# exo-terra 60x45x60 terrarium



## jonnydotcom (Sep 8, 2006)

I'm going to buy 1 to house a GTP how much do they normally sell for??

I've found 1 on ebay for £74.50 delivered is this cheap??

cheers
Jon


----------



## essexchondro (Apr 9, 2007)

Yeah thats about right so if that includes delivery as well then that's very reasonable. Hope it doesn't turn up smashed to pieces though!


----------



## rob-stl-07 (Jun 3, 2007)

try southern aquatics you'll find cheaper

Exo Terra All Glass Terrarium - 60 x 45 x 60cm - Southern Aquatics & Pets


----------



## iangreentree (Nov 5, 2007)

i kept my gtp in one was a good viv for it but i would get some thin ply or plastic to cover the mesh lid up (i did 3 of the 4 mesh bits) help to help heat and humidity in viv and with the 4th one open still got lots of fresh air in viv only my opinion.!!!:whistling2:


----------



## Meko (Apr 29, 2007)

rob-stl-07 said:


> try southern aquatics you'll find cheaper
> 
> Exo Terra All Glass Terrarium - 60 x 45 x 60cm - Southern Aquatics & Pets


 
they don't deliver exo terra's though


----------



## rachel132002 (Dec 4, 2006)

Exo Terra Glass Terrariums


----------



## rachel132002 (Dec 4, 2006)

Ebay

exo terra terrarium /vivarium 60 x 45 x 60cms on eBay, also, Reptiles, Pet Supplies, Home Garden (end time 26-Feb-08 18:40:59 GMT)


----------



## Meko (Apr 29, 2007)

jonnydotcom said:


> I'm going to buy 1 to house a GTP how much do they normally sell for??
> 
> I've found 1 on ebay for £74.50 delivered is this cheap??
> 
> ...


 


rachel132002 said:


> Ebay
> 
> exo terra terrarium /vivarium 60 x 45 x 60cms on eBay, also, Reptiles, Pet Supplies, Home Garden (end time 26-Feb-08 18:40:59 GMT)

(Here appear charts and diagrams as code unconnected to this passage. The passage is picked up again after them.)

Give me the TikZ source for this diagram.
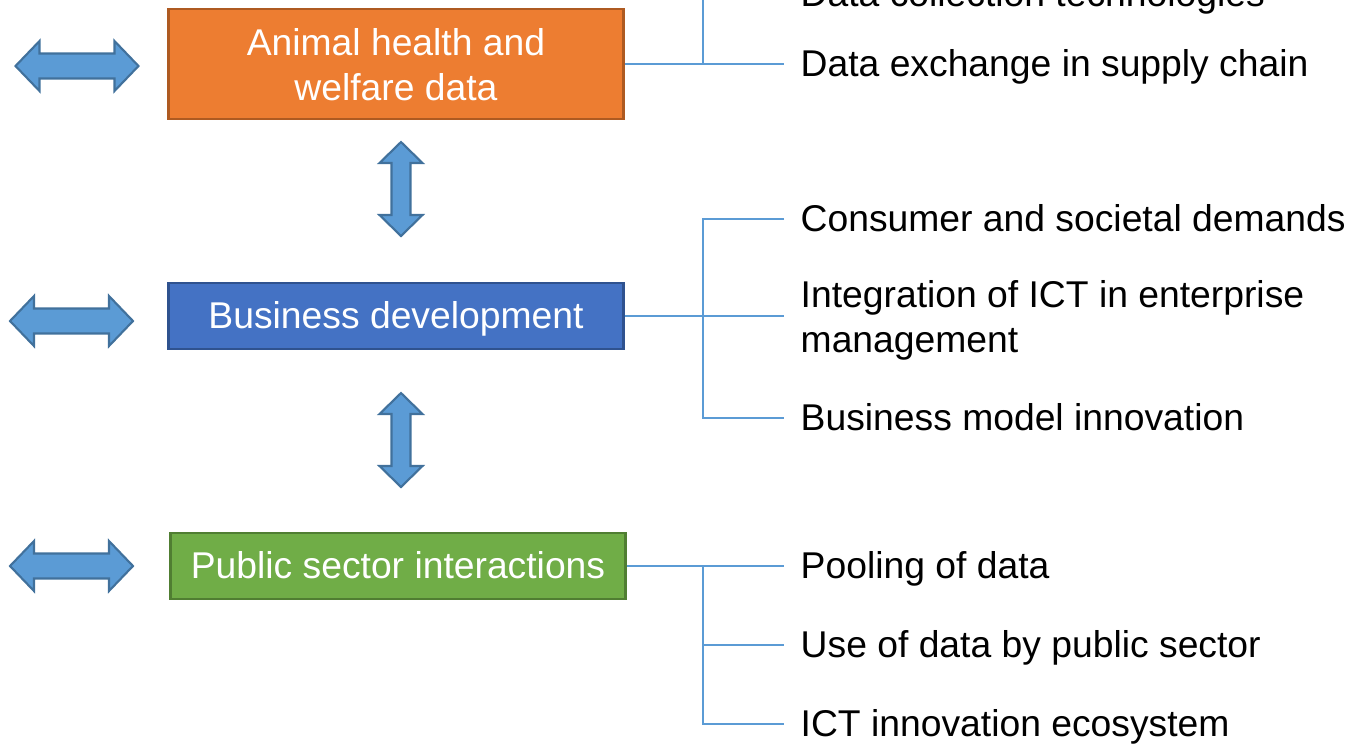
\documentclass[tikz,border=0pt]{standalone}
\usepackage{fontspec}
\setmainfont{Liberation Sans}
\usepackage{tikz}
\usetikzlibrary{positioning}
\definecolor{orangefill}{HTML}{ED7D31}
\definecolor{orangeline}{HTML}{AE5A21}
\definecolor{bluefill}{HTML}{4472C4}
\definecolor{blueline}{HTML}{2F528F}
\definecolor{greenfill}{HTML}{70AD47}
\definecolor{greenline}{HTML}{507E32}
\definecolor{arrowfill}{HTML}{5B9BD5}
\definecolor{arrowline}{HTML}{41719C}
\definecolor{linkblue}{HTML}{5B9BD5}
\tikzstyle{box}=[draw, line width=0.8pt, minimum width=4.54cm, text=white, align=center, inner sep=0pt, text height=0.73em, text depth=0pt]
\tikzstyle{item}=[anchor=west, inner xsep=0.16cm, inner ysep=0pt, text height=0.73em, text depth=0pt]
\tikzstyle{branch}=[draw=linkblue, line width=0.55pt]
\tikzstyle{fatarrow}=[fill=arrowfill, draw=arrowline, line width=0.6pt, line join=miter]
\tikzset{
  hdarrow/.pic={\filldraw[fatarrow] (-61.5,0) -- (-37.5,-25) -- (-37.5,-12.5) -- (37.5,-12.5) -- (37.5,-25) -- (61.5,0)
    -- (37.5,25) -- (37.5,12.5) -- (-37.5,12.5) -- (-37.5,25) -- cycle;},
  vdarrow/.pic={\filldraw[fatarrow] (0,-47) -- (21.5,-26) -- (9.5,-26) -- (9.5,26) -- (21.5,26) -- (0,47)
    -- (-21.5,26) -- (-9.5,26) -- (-9.5,-26) -- (-21.5,-26) -- cycle;}
}

\begin{document}
\begin{tikzpicture}[x=0.01cm, y=-0.01cm, font=\fontsize{10.6}{12.8}\selectfont]
	\useasboundingbox (0,0) rectangle (1359,750);
	\clip (0,0) rectangle (1359,750);
	% main boxes
	\node[box, fill=orangefill, draw=orangeline, minimum height=1.1cm, text height=0.722cm] (animal) at (396,64) {Animal health and\\welfare data};
	\node[box, fill=bluefill, draw=blueline, minimum height=0.66cm] (business) at (396,316) {Business development};
	\node[box, fill=greenfill, draw=greenline, minimum height=0.66cm] (public) at (398,566) {Public sector interactions};
	% fat arrows
	\pic at (77,66) {hdarrow};
	\pic at (71.5,321) {hdarrow};
	\pic at (71.5,566) {hdarrow};
	\pic at (401,189) {vdarrow};
	\pic at (401,440) {vdarrow};
	% items
	\node[item] (collect) at (784,-6) {Data collection technologies};
	\node[item] (exchange) at (784,64) {Data exchange in supply chain};
	\node[item] (consumer) at (784,219) {Consumer and societal demands};
	\node[item, align=left, text height=0.722cm] (integration) at (784,316) {Integration of ICT in enterprise\\management};
	\node[item] (model) at (784,418) {Business model innovation};
	\node[item] (pooling) at (784,566) {Pooling of data};
	\node[item] (usedata) at (784,645) {Use of data by public sector};
	\node[item] (ecosystem) at (784,724) {ICT innovation ecosystem};
	\coordinate (j1) at (703,64);
	\coordinate (j2) at (703,316);
	\coordinate (j3) at (703,566);
	% brackets
	\draw[branch] (animal.east) -- (exchange.west);
	\draw[branch] (j1) |- (collect.west);
	\draw[branch] (business.east) -- (integration.west);
	\draw[branch] (consumer.west) -| (j2) |- (model.west);
	\draw[branch] (public.east) -- (pooling.west);
	\draw[branch] (j3) |- (usedata.west);
	\draw[branch] (j3) |- (ecosystem.west);
\end{tikzpicture}
\end{document}
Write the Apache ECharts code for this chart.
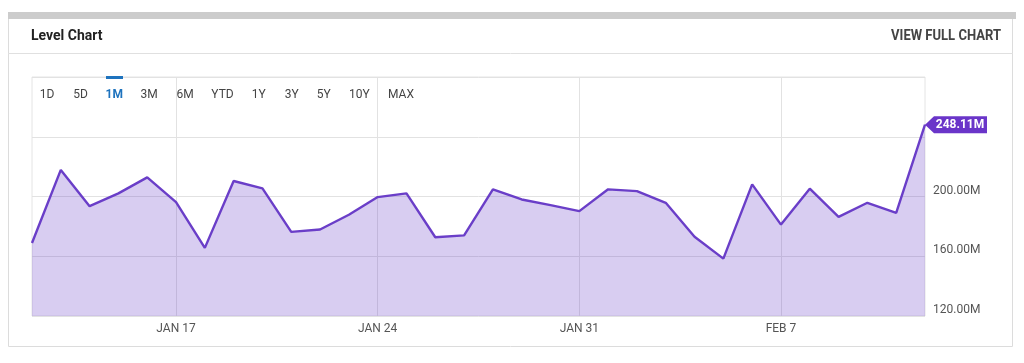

got a feeling it's the same one..

£65.50 + £9.00 = £74.50


----------



## jonnydotcom (Sep 8, 2006)

Meko said:


> got a feeling it's the same one..
> 
> £65.50 + £9.00 = £74.50


 
yep same 1,
888reptiles do 1 as well cheap an they also do the dual top canopy it works out at £135 for both delivered


----------



## jonnydotcom (Sep 8, 2006)

rachel132002 said:


> Exo Terra Glass Terrariums


£93 bit too expensive, shame though as there showroom is only 18 miles from me


----------



## burrow (Nov 5, 2007)

rachel132002 said:


> Ebay
> 
> exo terra terrarium /vivarium 60 x 45 x 60cms on eBay, also, Reptiles, Pet Supplies, Home Garden (end time 26-Feb-08 18:40:59 GMT)


 
Careful here - i bought one off of them before xmas and it was a nightmare. I had so many problems with citylink, the courier they use. The first one got 'lost' then the second one went missing too, it was then meant to be at my local depot waiting for collection, except it turned out it was still at the original depot waiting to be sent. I took 3 separate days holiday off work to stay in and wait as i was told on each occasion it would definately be there that day. In the end i had to go collect it, only to find out it had a crack in the glass. I had to get a refund and bought one elsewhere, who delivered it to me personally.


----------



## jonnydotcom (Sep 8, 2006)

cheers i was thinkin about gettin it from 888reptiles anyway, after lookin at there site they do most of the other stuff i want as well.


----------



## zukomonitor (Nov 11, 2007)

hey wait a min im just gonna find a link for you


----------



## zukomonitor (Nov 11, 2007)

Hemswell Fish Farm Stock Details

£72 + £4.95 Del.


----------



## joffy (Feb 14, 2008)

I ordered a Exo Viv from that cupar place, but their online store, not ebay, and guess what.... smashed glass! They are sending me another so fingers crossed for that.


----------



## emmzy (Jan 24, 2007)

i got mine from everythingforpets.co.uk there not bad i got a discount for buying alot of stuff at once and i think if u spend a certain amount u get free postage dont know if this was just a special offer tho... anyway theyr good an ur tank comes in a wooden crate very secure.. infact i had to phone someone very clever with a screwdriver to open it for me lol im useless at technical things!


----------